__EXERCISE__.
Retype exactly what runs from the first line of the data to the line with "47.0, 55.2, 64];", keeping both of those lines and skipping pictures.

━━━━━ RAW RECORDS ━━━━━

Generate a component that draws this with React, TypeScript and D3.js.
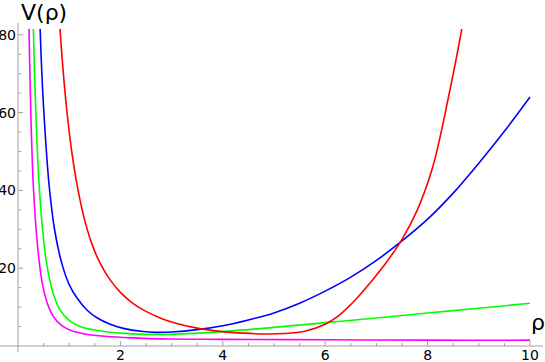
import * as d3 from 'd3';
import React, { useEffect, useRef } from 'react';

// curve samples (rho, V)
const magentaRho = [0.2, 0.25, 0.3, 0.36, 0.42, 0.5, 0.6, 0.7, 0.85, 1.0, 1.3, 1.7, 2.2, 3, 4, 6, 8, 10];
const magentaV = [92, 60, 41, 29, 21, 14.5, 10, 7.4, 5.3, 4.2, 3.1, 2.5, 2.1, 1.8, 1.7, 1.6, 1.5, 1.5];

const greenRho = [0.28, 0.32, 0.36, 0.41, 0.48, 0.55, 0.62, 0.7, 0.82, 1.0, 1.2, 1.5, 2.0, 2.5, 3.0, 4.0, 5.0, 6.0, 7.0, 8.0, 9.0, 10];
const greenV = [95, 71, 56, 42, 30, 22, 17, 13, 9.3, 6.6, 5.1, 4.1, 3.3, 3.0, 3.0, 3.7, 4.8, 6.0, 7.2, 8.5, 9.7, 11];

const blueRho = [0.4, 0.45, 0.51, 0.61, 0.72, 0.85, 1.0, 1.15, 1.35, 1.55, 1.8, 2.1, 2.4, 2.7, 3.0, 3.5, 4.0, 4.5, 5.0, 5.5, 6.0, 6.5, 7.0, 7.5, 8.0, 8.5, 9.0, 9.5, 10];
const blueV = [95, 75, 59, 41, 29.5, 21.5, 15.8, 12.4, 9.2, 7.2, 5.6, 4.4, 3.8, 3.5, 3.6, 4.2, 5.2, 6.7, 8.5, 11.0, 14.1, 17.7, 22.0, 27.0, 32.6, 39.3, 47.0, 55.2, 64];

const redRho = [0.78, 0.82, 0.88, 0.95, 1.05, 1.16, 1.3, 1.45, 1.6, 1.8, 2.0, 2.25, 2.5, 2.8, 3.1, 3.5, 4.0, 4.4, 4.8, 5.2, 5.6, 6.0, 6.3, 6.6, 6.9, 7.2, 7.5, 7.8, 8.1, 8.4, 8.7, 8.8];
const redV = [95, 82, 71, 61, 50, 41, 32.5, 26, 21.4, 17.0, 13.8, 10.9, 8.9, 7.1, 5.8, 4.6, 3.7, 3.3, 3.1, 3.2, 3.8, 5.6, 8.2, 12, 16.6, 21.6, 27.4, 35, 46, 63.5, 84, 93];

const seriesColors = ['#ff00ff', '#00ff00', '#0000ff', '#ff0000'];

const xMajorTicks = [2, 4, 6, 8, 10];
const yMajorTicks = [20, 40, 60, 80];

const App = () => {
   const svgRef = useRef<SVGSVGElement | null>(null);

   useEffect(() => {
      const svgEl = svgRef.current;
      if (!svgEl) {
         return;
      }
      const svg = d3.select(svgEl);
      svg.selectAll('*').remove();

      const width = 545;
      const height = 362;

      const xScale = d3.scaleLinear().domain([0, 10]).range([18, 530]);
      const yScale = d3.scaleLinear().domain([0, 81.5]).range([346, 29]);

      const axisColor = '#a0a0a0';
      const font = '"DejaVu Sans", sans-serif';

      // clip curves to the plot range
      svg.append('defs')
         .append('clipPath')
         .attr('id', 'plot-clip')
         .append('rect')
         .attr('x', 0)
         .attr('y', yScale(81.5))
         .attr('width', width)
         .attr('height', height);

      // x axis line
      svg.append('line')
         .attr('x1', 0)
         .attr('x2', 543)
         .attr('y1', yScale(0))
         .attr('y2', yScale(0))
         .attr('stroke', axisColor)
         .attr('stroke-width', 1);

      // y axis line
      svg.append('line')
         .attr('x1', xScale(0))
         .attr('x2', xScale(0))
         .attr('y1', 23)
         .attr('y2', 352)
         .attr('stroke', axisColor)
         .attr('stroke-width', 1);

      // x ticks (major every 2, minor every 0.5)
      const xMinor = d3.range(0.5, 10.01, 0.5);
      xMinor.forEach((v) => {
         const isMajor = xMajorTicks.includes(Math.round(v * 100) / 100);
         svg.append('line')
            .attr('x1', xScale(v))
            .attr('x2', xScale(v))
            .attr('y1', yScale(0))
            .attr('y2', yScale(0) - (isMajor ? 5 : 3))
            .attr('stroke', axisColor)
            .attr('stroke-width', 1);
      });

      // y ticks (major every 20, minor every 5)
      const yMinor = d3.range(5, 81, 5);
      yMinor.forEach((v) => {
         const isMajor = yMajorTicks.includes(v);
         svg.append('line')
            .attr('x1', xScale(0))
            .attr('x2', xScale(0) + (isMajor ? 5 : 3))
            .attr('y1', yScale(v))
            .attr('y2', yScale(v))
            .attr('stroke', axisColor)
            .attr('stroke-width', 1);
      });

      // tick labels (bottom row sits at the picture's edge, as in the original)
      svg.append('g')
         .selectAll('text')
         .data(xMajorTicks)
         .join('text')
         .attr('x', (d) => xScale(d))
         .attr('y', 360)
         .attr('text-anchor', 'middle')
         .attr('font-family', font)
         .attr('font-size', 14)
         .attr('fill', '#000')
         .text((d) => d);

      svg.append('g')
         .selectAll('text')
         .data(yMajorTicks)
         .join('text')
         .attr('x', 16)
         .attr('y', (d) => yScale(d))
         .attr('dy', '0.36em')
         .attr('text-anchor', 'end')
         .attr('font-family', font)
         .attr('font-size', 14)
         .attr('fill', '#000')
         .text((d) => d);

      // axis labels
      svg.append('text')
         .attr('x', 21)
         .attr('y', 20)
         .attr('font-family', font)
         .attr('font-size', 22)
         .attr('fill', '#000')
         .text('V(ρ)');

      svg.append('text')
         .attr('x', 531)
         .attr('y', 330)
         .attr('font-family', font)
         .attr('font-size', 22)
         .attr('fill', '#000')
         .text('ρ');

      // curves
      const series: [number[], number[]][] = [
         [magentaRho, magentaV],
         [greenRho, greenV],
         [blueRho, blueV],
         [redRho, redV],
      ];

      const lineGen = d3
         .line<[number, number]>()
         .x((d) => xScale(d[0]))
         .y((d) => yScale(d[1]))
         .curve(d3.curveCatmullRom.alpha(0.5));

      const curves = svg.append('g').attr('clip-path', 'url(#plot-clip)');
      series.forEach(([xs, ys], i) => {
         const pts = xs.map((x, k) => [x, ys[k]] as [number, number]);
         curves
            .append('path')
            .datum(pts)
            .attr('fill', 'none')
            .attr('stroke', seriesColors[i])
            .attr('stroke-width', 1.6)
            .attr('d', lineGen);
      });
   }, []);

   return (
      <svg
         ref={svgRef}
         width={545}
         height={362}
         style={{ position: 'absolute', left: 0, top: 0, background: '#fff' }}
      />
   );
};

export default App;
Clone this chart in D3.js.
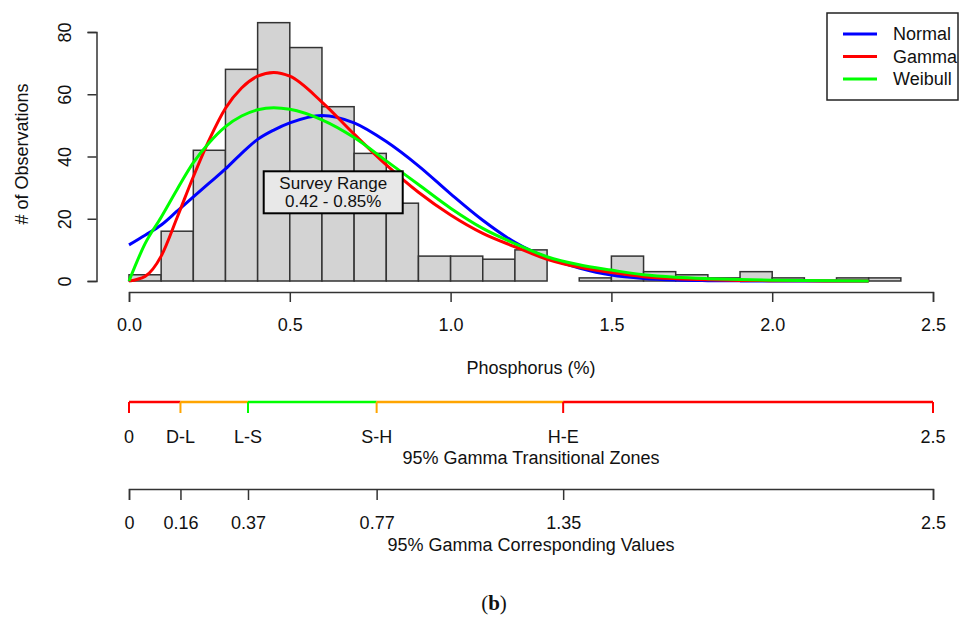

━━━━━

__SOLUTION__.
Generate a component that draws this with React, TypeScript and D3.js.
import * as d3 from 'd3';
import React, { useEffect, useRef } from 'react';

// curve samples (rho, V)
const magentaRho = [0.2, 0.25, 0.3, 0.36, 0.42, 0.5, 0.6, 0.7, 0.85, 1.0, 1.3, 1.7, 2.2, 3, 4, 6, 8, 10];
const magentaV = [92, 60, 41, 29, 21, 14.5, 10, 7.4, 5.3, 4.2, 3.1, 2.5, 2.1, 1.8, 1.7, 1.6, 1.5, 1.5];

const greenRho = [0.28, 0.32, 0.36, 0.41, 0.48, 0.55, 0.62, 0.7, 0.82, 1.0, 1.2, 1.5, 2.0, 2.5, 3.0, 4.0, 5.0, 6.0, 7.0, 8.0, 9.0, 10];
const greenV = [95, 71, 56, 42, 30, 22, 17, 13, 9.3, 6.6, 5.1, 4.1, 3.3, 3.0, 3.0, 3.7, 4.8, 6.0, 7.2, 8.5, 9.7, 11];

const blueRho = [0.4, 0.45, 0.51, 0.61, 0.72, 0.85, 1.0, 1.15, 1.35, 1.55, 1.8, 2.1, 2.4, 2.7, 3.0, 3.5, 4.0, 4.5, 5.0, 5.5, 6.0, 6.5, 7.0, 7.5, 8.0, 8.5, 9.0, 9.5, 10];
const blueV = [95, 75, 59, 41, 29.5, 21.5, 15.8, 12.4, 9.2, 7.2, 5.6, 4.4, 3.8, 3.5, 3.6, 4.2, 5.2, 6.7, 8.5, 11.0, 14.1, 17.7, 22.0, 27.0, 32.6, 39.3, 47.0, 55.2, 64];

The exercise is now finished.